=== Work to be completed ===
Report all lines holding "chart".

=== Available records ===

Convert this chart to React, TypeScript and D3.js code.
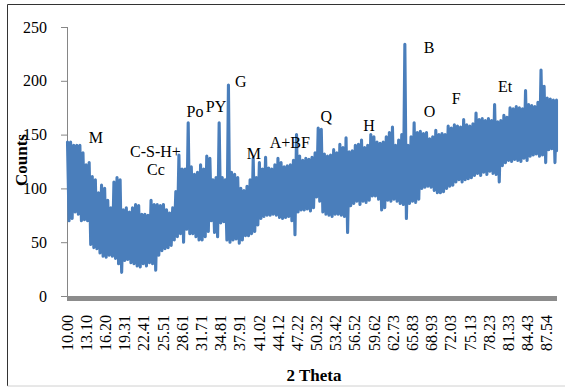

---

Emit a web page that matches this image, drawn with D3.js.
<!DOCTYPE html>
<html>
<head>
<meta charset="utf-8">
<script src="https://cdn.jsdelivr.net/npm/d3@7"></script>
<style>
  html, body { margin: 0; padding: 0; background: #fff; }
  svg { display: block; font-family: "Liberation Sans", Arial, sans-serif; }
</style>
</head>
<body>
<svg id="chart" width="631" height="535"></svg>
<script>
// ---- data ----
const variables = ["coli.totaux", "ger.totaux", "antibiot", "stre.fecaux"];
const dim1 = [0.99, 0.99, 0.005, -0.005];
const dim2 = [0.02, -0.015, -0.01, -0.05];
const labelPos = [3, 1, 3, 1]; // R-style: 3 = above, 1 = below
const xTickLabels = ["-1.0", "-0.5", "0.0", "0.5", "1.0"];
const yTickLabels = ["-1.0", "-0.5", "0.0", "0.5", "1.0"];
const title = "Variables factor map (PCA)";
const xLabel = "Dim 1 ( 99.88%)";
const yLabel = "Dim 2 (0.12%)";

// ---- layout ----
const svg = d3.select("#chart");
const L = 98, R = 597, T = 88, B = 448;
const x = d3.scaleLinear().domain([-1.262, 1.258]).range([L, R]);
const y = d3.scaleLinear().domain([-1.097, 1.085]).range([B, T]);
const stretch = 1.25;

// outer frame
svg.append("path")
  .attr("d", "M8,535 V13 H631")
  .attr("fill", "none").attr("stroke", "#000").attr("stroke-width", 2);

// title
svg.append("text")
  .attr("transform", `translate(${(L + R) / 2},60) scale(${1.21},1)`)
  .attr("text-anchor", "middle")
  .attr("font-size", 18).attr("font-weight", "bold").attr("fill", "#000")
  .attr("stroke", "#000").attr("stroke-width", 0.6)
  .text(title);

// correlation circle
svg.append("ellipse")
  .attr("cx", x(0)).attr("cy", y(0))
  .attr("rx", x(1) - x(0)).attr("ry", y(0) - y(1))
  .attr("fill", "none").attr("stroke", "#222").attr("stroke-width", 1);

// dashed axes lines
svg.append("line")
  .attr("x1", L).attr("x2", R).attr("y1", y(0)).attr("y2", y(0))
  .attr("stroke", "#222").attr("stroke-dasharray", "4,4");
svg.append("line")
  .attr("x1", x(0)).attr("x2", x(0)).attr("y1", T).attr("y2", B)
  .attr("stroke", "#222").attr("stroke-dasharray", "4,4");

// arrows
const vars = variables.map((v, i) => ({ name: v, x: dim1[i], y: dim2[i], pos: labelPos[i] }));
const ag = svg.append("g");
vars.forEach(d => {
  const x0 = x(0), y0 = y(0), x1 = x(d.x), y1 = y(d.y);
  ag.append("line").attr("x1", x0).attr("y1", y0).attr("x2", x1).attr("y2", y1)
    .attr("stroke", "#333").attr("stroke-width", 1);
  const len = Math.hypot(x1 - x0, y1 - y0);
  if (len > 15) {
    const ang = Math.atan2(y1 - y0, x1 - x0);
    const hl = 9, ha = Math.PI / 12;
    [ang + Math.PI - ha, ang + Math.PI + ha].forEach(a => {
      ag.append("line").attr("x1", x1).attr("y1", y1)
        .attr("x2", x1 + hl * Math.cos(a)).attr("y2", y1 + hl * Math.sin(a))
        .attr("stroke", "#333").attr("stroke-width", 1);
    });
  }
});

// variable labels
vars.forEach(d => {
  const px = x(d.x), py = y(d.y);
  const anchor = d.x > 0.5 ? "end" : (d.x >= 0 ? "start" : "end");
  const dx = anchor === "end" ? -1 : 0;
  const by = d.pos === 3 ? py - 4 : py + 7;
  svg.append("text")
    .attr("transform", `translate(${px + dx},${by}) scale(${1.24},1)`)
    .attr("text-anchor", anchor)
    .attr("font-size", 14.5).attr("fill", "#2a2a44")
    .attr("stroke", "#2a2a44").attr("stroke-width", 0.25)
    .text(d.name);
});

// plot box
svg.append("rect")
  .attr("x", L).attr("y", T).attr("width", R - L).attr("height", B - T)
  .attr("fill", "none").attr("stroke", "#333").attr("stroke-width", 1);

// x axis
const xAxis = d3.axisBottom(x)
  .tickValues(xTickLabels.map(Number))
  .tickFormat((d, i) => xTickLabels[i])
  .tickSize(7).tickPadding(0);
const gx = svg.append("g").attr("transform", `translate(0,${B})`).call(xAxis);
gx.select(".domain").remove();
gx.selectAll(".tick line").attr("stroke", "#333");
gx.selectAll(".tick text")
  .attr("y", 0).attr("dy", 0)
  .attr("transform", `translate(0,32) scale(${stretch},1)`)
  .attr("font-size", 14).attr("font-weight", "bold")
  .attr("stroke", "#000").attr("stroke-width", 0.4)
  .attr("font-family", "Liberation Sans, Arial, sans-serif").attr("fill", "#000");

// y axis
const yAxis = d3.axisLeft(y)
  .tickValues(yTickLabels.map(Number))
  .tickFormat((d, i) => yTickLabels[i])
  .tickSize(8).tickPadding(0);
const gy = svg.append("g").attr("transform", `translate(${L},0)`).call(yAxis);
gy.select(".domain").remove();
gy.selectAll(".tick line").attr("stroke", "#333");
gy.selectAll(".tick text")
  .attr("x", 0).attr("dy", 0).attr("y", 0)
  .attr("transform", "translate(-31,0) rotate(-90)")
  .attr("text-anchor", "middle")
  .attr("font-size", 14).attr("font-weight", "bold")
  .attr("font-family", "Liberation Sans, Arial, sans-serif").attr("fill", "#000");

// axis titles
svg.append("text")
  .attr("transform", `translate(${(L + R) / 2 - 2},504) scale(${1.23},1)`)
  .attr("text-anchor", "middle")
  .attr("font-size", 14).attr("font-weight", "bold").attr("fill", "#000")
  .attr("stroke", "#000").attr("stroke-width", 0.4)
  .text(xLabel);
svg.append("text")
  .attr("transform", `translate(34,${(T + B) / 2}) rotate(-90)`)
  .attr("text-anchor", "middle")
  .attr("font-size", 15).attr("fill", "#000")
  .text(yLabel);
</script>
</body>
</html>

=== Result ===
Convert this chart to React, TypeScript and D3.js code.
<svg id="chart" width="631" height="535"></svg>
const svg = d3.select("#chart");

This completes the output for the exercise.